Unitary Features of the Indian Union

  • The flexibility of the Constitution – The Constitution is a blend of flexibility and rigidity. Certain provisions of the Constitution can be easily amended. In case the amendments seek to change aspects of federalism in India, the provision to bring about such amendments is not easy.
  • More power vests with the Centre – the constitution guarantees more powers with the Union List. On the Concurrent List of subjects, the parliament can make laws that can override the laws made by a state legislature on some matters. The parliament can also make laws regarding certain subjects in the State List.
  • Unequal representation of states in the Rajya Sabha – the representation of the states in the upper house is based on the states’ populations. For example, Uttar Pradesh has 31 seats and Goa has 1 in the Rajya Sabha. In an ideal federal system, all the states should have equal representation.
  • The executive is a part of the legislature – in India, the executive in both the centre and the state is a part of the legislature. This goes against the principle of division of powers between the different organs of the government.
  • Lok Sabha is more powerful than the Rajya Sabha – in our system, the Lok Sabha is more powerful than the upper house and unequal powers to two houses is against the principle of federalism.
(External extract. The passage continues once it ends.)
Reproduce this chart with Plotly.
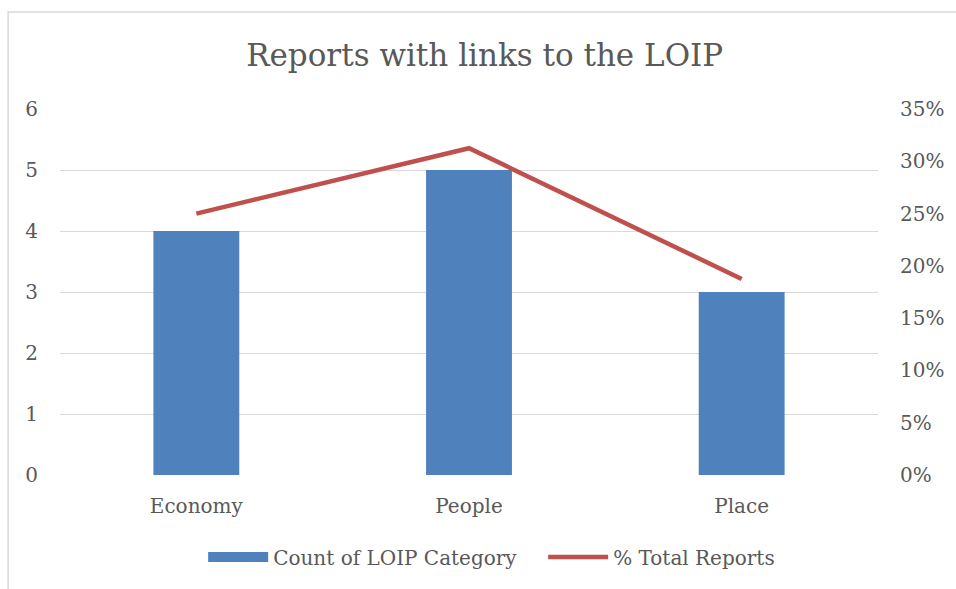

  • Emergency powers – The centre is provided with emergency powers. When an emergency is imposed, the centre has increased control over states. This undermines the autonomy of the states.
  • Integrated judiciary – The judiciary in India is integrated. There is no separate judiciary at the centre and the state levels.
  • Single citizenship – In India, only single  Citizenship is available to citizens. They cannot be citizens of the state as well. This helps in increasing the feeling of nationality as it forges unity amidst regional and cultural differences. It also augments fundamental rights such as the freedom of movement and residence in any part of the nation.
  • Governor’s appointment – The  Governor of a state acts as the centre’s representative in the state. The state government does not appoint the governor, the centre does.
  • New state formation – the parliament has the power to alter the territory of a state by increasing or reducing the area of the state. It can also change the name of a state.
  • All India Services – Through the All India Services such as the IAS, IPS, etc. the centre interferes with the executive powers of the states. These services also offer uniformity in administration throughout the nation.
  • Integrated election machinery – The Election Commission of India is responsible for conducting free and fair elections at both the centre and the state levels in India. The members of the EC are appointed by the president.
  • Veto over state bills – The governor of a state can reserve certain kinds of bills for the president’s consideration. The president enjoys absolute veto on these bills. He can even reject the bill at the second instance that is when the bill is sent after reconsideration by the state legislature. This provision is a departure from the principles of federalism.
  • Integrated audit machinery – the president of the country appoints the CAG who audits accounts of both the centre and the states.
  • Power to remove key officials – the state government or state legislature does not have the authority to remove certain key government officials even at the state level like the election commissioner of a state, judges of the High Courts or the chairman of the state public service commissions.